======== PROVIDED RECORDS
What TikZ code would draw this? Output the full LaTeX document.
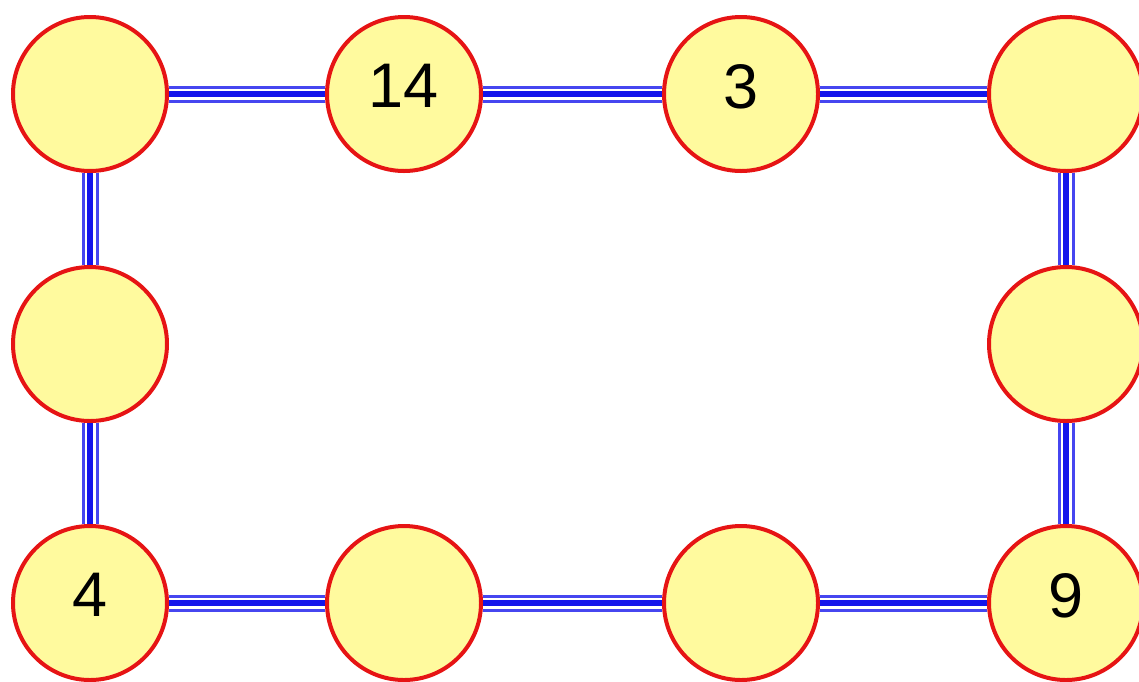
\documentclass[tikz,border=0pt]{standalone}
\usepackage{fontspec}
\setmainfont{Liberation Sans}
\definecolor{cfill}{RGB}{255,250,158}
\definecolor{cred}{RGB}{230,20,20}
\definecolor{cblue}{RGB}{20,20,235}
\definecolor{clblue}{RGB}{70,70,240}
\begin{document}
\begin{tikzpicture}[x=1pt,y=-1pt,
  cell/.style={circle, draw=cred, line width=4pt, fill=cfill, minimum size=154pt, inner sep=0pt,
    text depth=16pt, font=\fontsize{63}{70}\selectfont},
  conn/.style={draw=clblue, line width=17pt,
    postaction={draw=white, line width=11pt},
    postaction={draw=cblue, line width=6pt}}]
\useasboundingbox (0,0) rectangle (1139,681);
\node[cell] (a1) at (90,94) {};
\node[cell] (a2) at (404,94) {14};
\node[cell] (a3) at (741,94) {3};
\node[cell] (a4) at (1066,94) {};
\node[cell] (b1) at (90,344) {};
\node[cell] (b4) at (1066,344) {};
\node[cell] (c1) at (90,603) {4};
\node[cell] (c2) at (404,603) {};
\node[cell] (c3) at (741,603) {};
\node[cell] (c4) at (1066,603) {9};
\path[conn] (a1) -- (a2);
\path[conn] (a2) -- (a3);
\path[conn] (a3) -- (a4);
\path[conn] (a4) -- (b4);
\path[conn] (b4) -- (c4);
\path[conn] (c4) -- (c3);
\path[conn] (c3) -- (c2);
\path[conn] (c2) -- (c1);
\path[conn] (c1) -- (b1);
\path[conn] (b1) -- (a1);
\end{tikzpicture}
\end{document}
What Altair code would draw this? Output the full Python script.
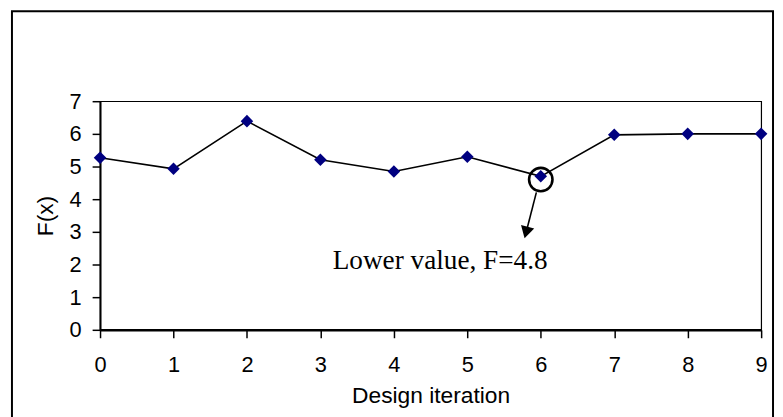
import altair as alt
import pandas as pd

# ---- data ----
iterations = [0, 1, 2, 3, 4, 5, 6, 7, 8, 9]
f_values = [5.27, 4.93, 6.39, 5.21, 4.85, 5.30, 4.70, 5.97, 6.00, 6.00]
x_ticks = [0, 1, 2, 3, 4, 5, 6, 7, 8, 9]
y_ticks = [0, 1, 2, 3, 4, 5, 6, 7]

note_text = ["Lower value, F=4.8"]
note_x = [4.63]
note_y = [1.85]
circle_x = [6.0]
circle_y = [4.6]
arrow_x = [5.94, 5.80]
arrow_y = [4.21, 2.98]
head_x = [5.80]
head_y = [2.98]

df = pd.DataFrame({"x": iterations, "y": f_values})
df_note = pd.DataFrame({"x": note_x, "y": note_y, "t": note_text})
df_circle = pd.DataFrame({"x": circle_x, "y": circle_y})
df_arrow = pd.DataFrame({"x": arrow_x, "y": arrow_y, "o": [0, 1]})
df_head = pd.DataFrame({"x": head_x, "y": head_y})

xs = alt.Scale(domain=[0, 9], nice=False, zero=False)
ys = alt.Scale(domain=[0, 7], nice=False)

x_axis = alt.Axis(
    values=x_ticks, title="Design iteration", format="d",
    domainWidth=2.5, tickSize=8, labelPadding=17, titlePadding=9,
    labelFontSize=22, titleFontSize=23, labelFlush=False)
y_axis = alt.Axis(
    values=y_ticks, title="F(x)", format="d",
    domainWidth=2, tickSize=8, labelPadding=11, titlePadding=12,
    labelFontSize=22, titleFontSize=23)

X = alt.X("x:Q", scale=xs, axis=x_axis)
Y = alt.Y("y:Q", scale=ys, axis=y_axis)

border = alt.Chart(alt.Data(values=[{}])).mark_rect(
    filled=False, stroke="black", strokeWidth=2
).encode(x=alt.value(-89), y=alt.value(-91), x2=alt.value(680), y2=alt.value(330))

line = alt.Chart(df).mark_line(color="black", strokeWidth=1.6).encode(x=X, y=Y)
points = alt.Chart(df).mark_point(
    shape="diamond", filled=True, color="#000080", size=160, opacity=1
).encode(x=X, y=Y)

circle = alt.Chart(df_circle).mark_point(
    shape="circle", filled=False, color="black", strokeWidth=2.6, size=560, opacity=1
).encode(x=X, y=Y)

arrow = alt.Chart(df_arrow).mark_line(color="black", strokeWidth=1.6).encode(
    x=X, y=Y, order="o:Q")
head = alt.Chart(df_head).mark_point(
    shape="triangle-down", filled=True, color="black", size=190, opacity=1, angle=15
).encode(x=X, y=Y)

note = alt.Chart(df_note).mark_text(
    font="Liberation Serif", fontSize=27.5, align="center", baseline="alphabetic", color="black"
).encode(x=X, y=Y, text="t:N")

chart = alt.layer(border, line, points, circle, arrow, head, note).properties(
    width=668, height=231,
    autosize=alt.AutoSizeParams(type="none"),
    padding={"left": 93, "top": 92, "right": 14, "bottom": 95},
    background="white",
).configure_view(stroke="black", strokeWidth=1.2).configure_axis(
    grid=False, domainColor="black", tickColor="black", labelColor="black",
    titleColor="black", labelFont="Liberation Sans", titleFont="Liberation Sans",
    titleFontWeight="normal", tickWidth=1.5
)

chart.save("out.html", embed_options={"renderer": "svg", "actions": False})
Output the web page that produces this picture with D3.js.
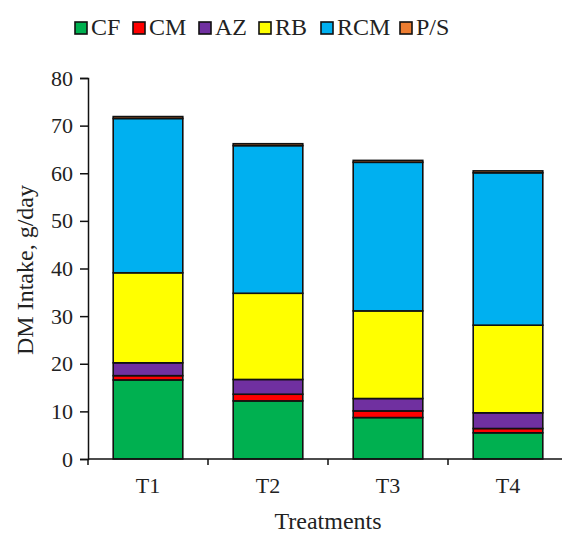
<!DOCTYPE html>
<html>
<head>
<meta charset="utf-8">
<script src="https://cdn.jsdelivr.net/npm/d3@7"></script>
<style>
  body { margin: 0; background: #fff; }
  svg { display: block; }
  text { font-family: "Liberation Serif", "Times New Roman", serif; fill: #222; }
</style>
</head>
<body>
<svg id="chart" width="562" height="534"></svg>
<script>
// DM intake (g/day) by feed component for each treatment
const treatments = ["T1", "T2", "T3", "T4"];
const components = ["CF", "CM", "AZ", "RB", "RCM", "P/S"];
const cf  = [16.6, 12.2, 8.7, 5.5];
const cm  = [0.9, 1.4, 1.4, 0.9];
const az  = [2.7, 3.1, 2.6, 3.3];
const rb  = [18.9, 18.1, 18.4, 18.4];
const rcm = [32.4, 31.0, 31.2, 32.0];
const ps  = [0.4, 0.4, 0.4, 0.4];
const yTicks = [0, 10, 20, 30, 40, 50, 60, 70, 80];
const colors = ["#00B050", "#FF0000", "#7030A0", "#FFFF00", "#00B0F0", "#ED7D31"];

const seriesValues = [cf, cm, az, rb, rcm, ps];
const rows = treatments.map((t, i) => {
  const r = { treatment: t };
  components.forEach((c, j) => { r[c] = seriesValues[j][i]; });
  return r;
});

const svg = d3.select("#chart");
const x = d3.scaleBand().domain(treatments).range([88, 568])
  .paddingInner(0.42).paddingOuter(0.21);
const y = d3.scaleLinear().domain([0, 80]).range([459, 78]);

const stack = d3.stack().keys(components)(rows);
const color = d3.scaleOrdinal().domain(components).range(colors);

// stacked bars
svg.append("g").selectAll("g").data(stack).join("g")
  .attr("fill", d => color(d.key))
  .selectAll("rect").data(d => d).join("rect")
  .attr("x", d => x(d.data.treatment))
  .attr("width", x.bandwidth())
  .attr("y", d => y(d[1]))
  .attr("height", d => y(d[0]) - y(d[1]))
  .attr("stroke", "#111")
  .attr("stroke-width", 1.6);

// y axis
const yAxis = svg.append("g").attr("transform", "translate(88,0)")
  .call(d3.axisLeft(y).tickValues(yTicks).tickSize(8).tickPadding(7));
yAxis.select(".domain").attr("stroke", "#111").attr("stroke-width", 1.5);
yAxis.selectAll(".tick line").attr("stroke", "#111").attr("stroke-width", 1.5);
yAxis.selectAll("text").attr("font-size", 22).attr("font-family", "Liberation Serif").attr("fill", "#333");

// x axis: baseline with ticks at category boundaries
const xg = svg.append("g");
xg.append("line").attr("x1", 88).attr("x2", 568).attr("y1", y(0)).attr("y2", y(0))
  .attr("stroke", "#111").attr("stroke-width", 1.5);
const bounds = treatments.map(t => x(t) - x.step() * x.paddingInner() / 2);
bounds[0] = 88;
bounds.push(568);
xg.selectAll("line.tk").data(bounds).join("line").attr("class", "tk")
  .attr("x1", d => d).attr("x2", d => d)
  .attr("y1", y(0)).attr("y2", y(0) + 6)
  .attr("stroke", "#111").attr("stroke-width", 1.5);
xg.selectAll("text").data(treatments).join("text")
  .attr("x", d => x(d) + x.bandwidth() / 2)
  .attr("y", 493)
  .attr("text-anchor", "middle")
  .attr("font-size", 22)
  .attr("fill", "#333")
  .text(d => d);

// axis titles
svg.append("text").attr("x", 328).attr("y", 529).attr("text-anchor", "middle")
  .attr("font-size", 24).attr("fill", "#333").text("Treatments");
svg.append("text").attr("transform", "translate(33,270) rotate(-90)")
  .attr("text-anchor", "middle").attr("font-size", 24).attr("fill", "#333")
  .text("DM Intake, g/day");

// legend
const legendX = [75, 133, 199, 259, 321, 400];
const lg = svg.append("g").selectAll("g").data(components).join("g")
  .attr("transform", (d, i) => `translate(${legendX[i]},22)`);
lg.append("rect").attr("width", 12).attr("height", 12)
  .attr("fill", d => color(d)).attr("stroke", "#111").attr("stroke-width", 1.6);
lg.append("text").attr("x", 16).attr("y", 13).attr("font-size", 24).attr("fill", "#333")
  .text(d => d);
</script>
</body>
</html>
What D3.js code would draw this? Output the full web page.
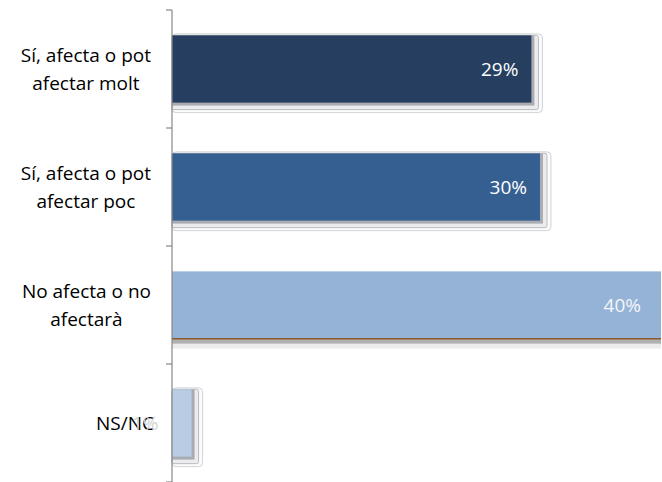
================
**WHAT IS NEEDED**
Out of the records above, set down only the lines from the one that contains "What Altair code" through the one that contains "import pandas as pd", unchanged and without the pictures.

**COMPLETED EXERCISE**
What Altair code would draw this? Output the full Python script.
import altair as alt
import pandas as pd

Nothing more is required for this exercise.